Using an acrylic solvent, glue the coil parts together as shown in figure 3. Ensure that the sample bottle can slide into the top of at least one of the coils (the rings on the top of the tube should not get in the way of the bottle).
Weigh the two coil forms.
Wind the coils in opposite directions using 22 AWG copper magnet wire. See figure 16 above.
Weigh the two coils.
Compare the weight differences between the wound coil and empty coil forms. As necessary, remove wire loops to make the weight differences as identical as possible.
Use quick drying epoxy applied to the ends of the coil to prevent the windings from coming undone.
Wire the coils together so that they cancel environmental noise. See section "How the two coils are wired together".
Epoxy the two coils together at their base, as shown in figure 4, making sure the two coils are parallel to each other.
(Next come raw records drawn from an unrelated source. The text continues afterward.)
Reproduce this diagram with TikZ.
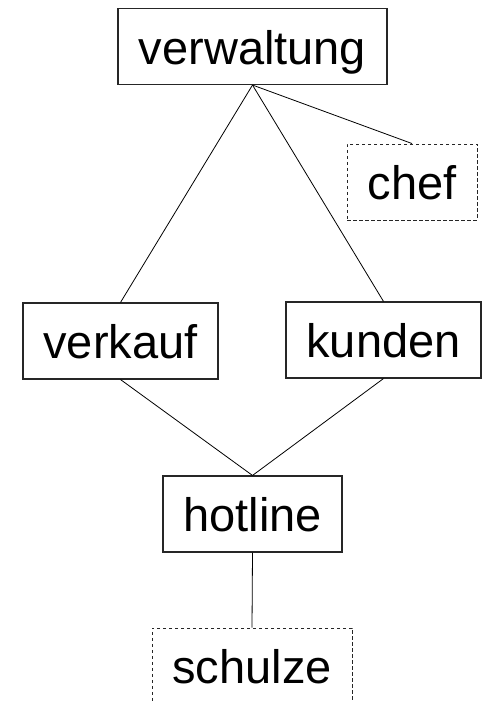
\documentclass[tikz,border=0pt]{standalone}
\usepackage{fontspec}
\setmainfont{Liberation Sans}
\begin{document}
\begin{tikzpicture}[x=1pt,y=1pt,
  unit/.style={draw=black!85, line width=1.1pt, rectangle, inner sep=0pt,
    font=\fontsize{47}{56}\selectfont, text height=36pt, text depth=0pt,
    minimum height=76pt},
  person/.style={unit, dashed, dash pattern=on 3.5pt off 2.5pt, line width=0.9pt},
  link/.style={line width=0.8pt, black}]
  \useasboundingbox (0,0) rectangle (483,703);
  \clip (0,0) rectangle (483,703);

  % organisational units
  \node[unit, minimum width=269pt] (verwaltung) at (252.5,656.5) {verwaltung};
  \node[person, minimum width=130pt] (chef) at (412,521) {chef};
  \node[unit, minimum width=195pt] (verkauf) at (120.5,362) {verkauf};
  \node[unit, minimum width=195pt] (kunden) at (383.5,363) {kunden};
  \node[unit, minimum width=179pt] (hotline) at (252.5,189) {hotline};
  \node[person, minimum width=200pt] (schulze) at (252,37) {schulze};

  % hierarchy links
  \draw[link] (verwaltung.south) -- (verkauf.north);
  \draw[link] (verwaltung.south) -- (kunden.north);
  \draw[link] (verwaltung.south) -- (chef.north);
  \draw[link] (verkauf.south) -- (hotline.north);
  \draw[link] (kunden.south) -- (hotline.north);
  \draw[link] (hotline.south) -- (schulze.north);
\end{tikzpicture}
\end{document}
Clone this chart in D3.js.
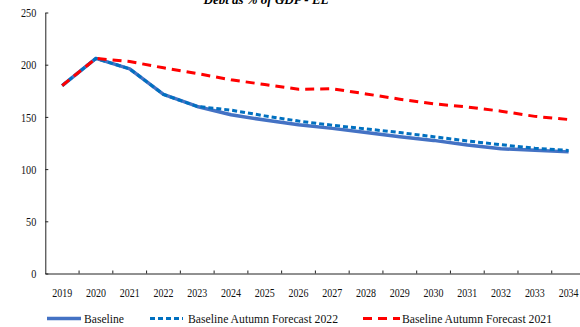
<!DOCTYPE html>
<html><head><meta charset="utf-8">
<script src="https://cdn.jsdelivr.net/npm/d3@7"></script>
<style>body{margin:0;background:#fff}svg{display:block}</style>
</head><body>
<svg id="c" width="580" height="327"></svg>
<script>
const years = ["2019","2020","2021","2022","2023","2024","2025","2026","2027","2028","2029","2030","2031","2032","2033","2034"];
const baseline = [180,206,196,171.5,160,152,147,142.5,139,135,131,127.5,123,119.5,118,116.5];
const autumn2022 = [180,206,196,171.5,160,156.5,151,146,142,138.5,135,131,127,123.3,120,117.8];
const autumn2021 = [180,206,203,197,191.5,185.5,181,176.5,177,172,167,162.5,159.5,155.5,150.5,147.5];
const yTicks = [0,50,100,150,200,250];
const seriesNames = ["Baseline","Baseline Autumn Forecast 2022","Baseline Autumn Forecast 2021"];

const svg = d3.select("#c");
const font = "'Liberation Serif','Times New Roman',serif";
const x = d3.scaleBand().domain(years).range([45.3, 585.5]);
const y = d3.scaleLinear().domain([0,250]).range([273.5, 12.5]);

// title (cut off at top, as in the original)
svg.append("text").attr("x",266).attr("y",3.5).attr("text-anchor","middle")
  .attr("font-family",font).attr("font-weight","bold").attr("font-style","italic")
  .attr("font-size",13).attr("textLength",125).attr("lengthAdjust","spacingAndGlyphs")
  .text("Debt as % of GDP - EL");

// y axis
const ya = svg.append("g").attr("transform","translate(45.3,0)")
  .call(d3.axisLeft(y).tickValues(yTicks).tickSizeInner(-3).tickSizeOuter(0).tickPadding(9));
ya.select(".domain").attr("stroke","#222");
ya.selectAll(".tick line").attr("stroke","#222");
ya.selectAll("text").attr("font-family",font).attr("font-size",13).attr("fill","#111")
  .attr("textLength",d=>String(d).length*5.1).attr("lengthAdjust","spacingAndGlyphs");

// x axis
const xa = svg.append("g").attr("transform","translate(0,273.5)")
  .call(d3.axisBottom(x).tickSize(0).tickPadding(13.5));
xa.select(".domain").attr("stroke","#222");
xa.selectAll("text").attr("font-family",font).attr("font-size",13.5).attr("fill","#111")
  .attr("transform","scale(0.74,1)");
// tick marks between categories (inward)
svg.append("g").selectAll("line").data(years.slice(1)).join("line")
  .attr("x1",d=>x(d)).attr("x2",d=>x(d)).attr("y1",273.5).attr("y2",270.5)
  .attr("stroke","#222");

const cx = d => x(d) + x.bandwidth()/2;
const line = d3.line().x((d,i)=>cx(years[i])).y(d=>y(d));

svg.append("path").datum(baseline).attr("d",line).attr("fill","none")
  .attr("stroke","#4472C4").attr("stroke-width",3.5).attr("stroke-linejoin","round");
svg.append("path").datum(autumn2022).attr("d",line).attr("fill","none")
  .attr("stroke","#0070C0").attr("stroke-width",3).attr("stroke-dasharray","5,3");
svg.append("path").datum(autumn2021).attr("d",line).attr("fill","none")
  .attr("stroke","#FF0000").attr("stroke-width",3).attr("stroke-dasharray","9,6");

// legend
const leg = [
  {x1:47,x2:81,tx:84,color:"#4472C4",w:3.5,dash:null,len:40},
  {x1:150,x2:183,tx:188,color:"#0070C0",w:3,dash:"5,3",len:150},
  {x1:363,x2:400,tx:402,color:"#FF0000",w:3,dash:"9,6",len:150}
];
leg.forEach((l,i)=>{
  svg.append("line").attr("x1",l.x1).attr("x2",l.x2).attr("y1",318.5).attr("y2",318.5)
    .attr("stroke",l.color).attr("stroke-width",l.w).attr("stroke-dasharray",l.dash);
  svg.append("text").attr("x",l.tx).attr("y",323).attr("font-family",font)
    .attr("font-size",13).attr("fill","#111").text(seriesNames[i])
    .attr("textLength",l.len).attr("lengthAdjust","spacingAndGlyphs");
});
</script>
</body></html>
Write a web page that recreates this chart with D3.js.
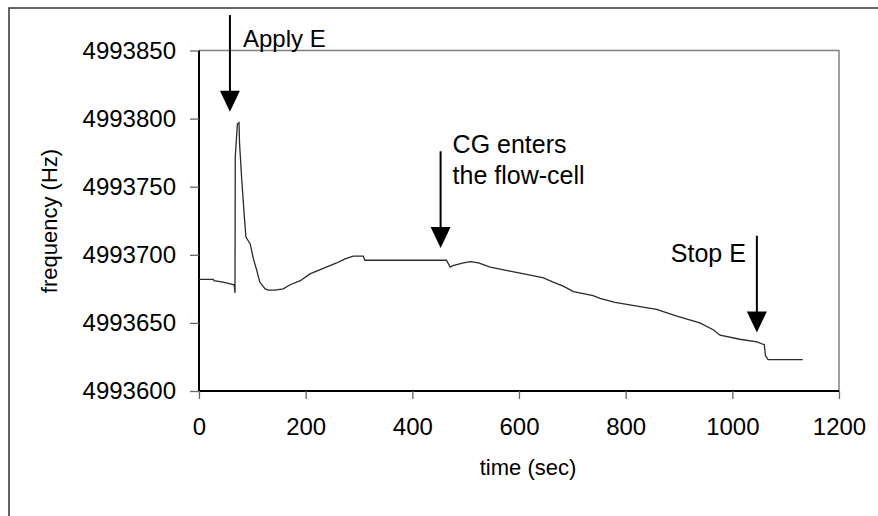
<!DOCTYPE html>
<html>
<head>
<meta charset="utf-8">
<script src="https://cdn.jsdelivr.net/npm/d3@7"></script>
<style>
  html, body { margin: 0; padding: 0; background: #fff; }
  svg { display: block; font-family: Arial, "Liberation Sans", sans-serif; }
</style>
</head>
<body>
<svg id="chart" width="878" height="516"></svg>
<script>
// Frequency trace of the resonator, time in seconds
const timeSec = [0, 27, 28, 45, 55, 66, 67.5, 68, 72, 75, 76, 80, 85, 88, 96, 102, 108, 114,
  124, 130, 142, 158, 171, 190, 208, 233, 258, 274, 289, 308, 311, 464, 471, 476, 496,
  509, 524, 546, 583, 621, 646, 664, 683, 702, 739, 752, 780, 827, 858, 896, 939, 964,
  977, 1014, 1046, 1060, 1062, 1067, 1132];
const freqHz = [4993682, 4993682, 4993681, 4993680, 4993679, 4993678, 4993672, 4993772,
  4993796, 4993797, 4993782, 4993756, 4993728, 4993713, 4993708, 4993697, 4993689,
  4993680, 4993675, 4993674, 4993674, 4993675, 4993678, 4993681, 4993686, 4993690,
  4993694, 4993697, 4993699, 4993699, 4993696, 4993696, 4993691, 4993692, 4993694,
  4993695, 4993694, 4993691, 4993688, 4993685, 4993683, 4993680, 4993677, 4993673,
  4993670, 4993668, 4993665, 4993662, 4993660, 4993655, 4993650, 4993645, 4993641,
  4993638, 4993636, 4993634, 4993626, 4993623, 4993623];

// Axis ticks
const xTicks = [0, 200, 400, 600, 800, 1000, 1200];
const yTicks = [4993600, 4993650, 4993700, 4993750, 4993800, 4993850];

// Event arrows: time, frequency at arrow tail, frequency at arrow tip
const eventLabels = [["Apply E"], ["CG enters", "the flow-cell"], ["Stop E"]];
const eventTime = [58, 453, 1046];
const eventTailHz = [4993876, 4993776, 4993714];
const eventTipHz = [4993805, 4993705, 4993643];

const svg = d3.select("#chart");
const plot = { left: 199, right: 839, top: 50.5, bottom: 391 };

// Outer chart frame
svg.append("rect").attr("x", 9).attr("y", 8).attr("width", 920).attr("height", 600)
  .attr("fill", "#fff").attr("stroke", "#333").attr("stroke-width", 1.5);

const x = d3.scaleLinear().domain([0, 1200]).range([plot.left, plot.right]);
const y = d3.scaleLinear().domain([4993600, 4993850]).range([plot.bottom, plot.top]);

// Plot area outline (top and right)
svg.append("path")
  .attr("d", `M${plot.left},${plot.top}H${plot.right}V${plot.bottom}`)
  .attr("fill", "none").attr("stroke", "#808080").attr("stroke-width", 1.5);

// Axes
const xAxis = svg.append("g").attr("transform", `translate(0,${plot.bottom})`)
  .call(d3.axisBottom(x).tickValues(xTicks).tickSize(8).tickPadding(19).tickFormat(d3.format("d")));
const yAxis = svg.append("g").attr("transform", `translate(${plot.left},0)`)
  .call(d3.axisLeft(y).tickValues(yTicks).tickSize(9).tickPadding(14).tickFormat(d3.format("d")));

[xAxis, yAxis].forEach(g => {
  g.select(".domain").attr("stroke", "#000").attr("stroke-width", 2);
  g.selectAll(".tick line").attr("stroke", "#666").attr("stroke-width", 1.3);
  g.selectAll(".tick text").attr("font-size", 24).attr("fill", "#000")
    .attr("font-family", "Arial, 'Liberation Sans', sans-serif");
});
xAxis.select(".domain").attr("d", `M${plot.left},0H${plot.right}`);
yAxis.select(".domain").attr("d", `M0,${plot.bottom}V${plot.top}`);

// Axis titles
svg.append("text").attr("x", 528).attr("y", 475).attr("text-anchor", "middle")
  .attr("font-size", 22).text("time (sec)");
svg.append("text").attr("transform", "translate(57,221) rotate(-90)")
  .attr("text-anchor", "middle").attr("font-size", 22).text("frequency (Hz)");

// Frequency trace
const pts = timeSec.map((t, i) => [t, freqHz[i]]);
svg.append("path").datum(pts)
  .attr("fill", "none").attr("stroke", "#2a2a2a").attr("stroke-width", 1.3)
  .attr("stroke-linejoin", "miter")
  .attr("d", d3.line().x(d => x(d[0])).y(d => y(d[1])));

// Event arrows with labels
eventTime.forEach((t, i) => {
  const ax = x(t), y0 = y(eventTailHz[i]), y1 = y(eventTipHz[i]);
  const headH = 21, headW = 10;
  svg.append("line").attr("x1", ax).attr("x2", ax).attr("y1", y0).attr("y2", y1 - headH + 2)
    .attr("stroke", "#000").attr("stroke-width", 2);
  svg.append("path")
    .attr("d", `M${ax - headW},${y1 - headH}L${ax + headW},${y1 - headH}L${ax},${y1}Z`)
    .attr("fill", "#000");
});

// Label placement relative to each arrow
const applyX = x(eventTime[0]);
svg.append("text").attr("x", applyX + 13).attr("y", 47).attr("font-size", 24)
  .text(eventLabels[0][0]);

const cgX = x(eventTime[1]);
eventLabels[1].forEach((s, k) => {
  svg.append("text").attr("x", cgX + 12).attr("y", 153 + k * 30.5).attr("font-size", 25)
    .text(s);
});

const stopX = x(eventTime[2]);
svg.append("text").attr("x", stopX - 11).attr("y", 262).attr("text-anchor", "end")
  .attr("font-size", 25).text(eventLabels[2][0]);
</script>
</body>
</html>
Using a scrap piece of flat acrylic, epoxy on a stabilizer (ensures that the sample coils maintain a fixed position as the polarizing coil is tilted) as shown in figure 20.
Put more epoxy around the coils as needed to make them more mechanically stable.
Attach the 2 conductor shielded cable as described in section 4.3.
Attach the spade terminals to the cable.
|Figure 18: Sample coil forms.
|Figure 19: Wound sample coils with sample bottle.
|Figure 20: Sample coils with stabilizer.
|Figure 21: Polarizing coil with sample coils inside, on tiltable platform.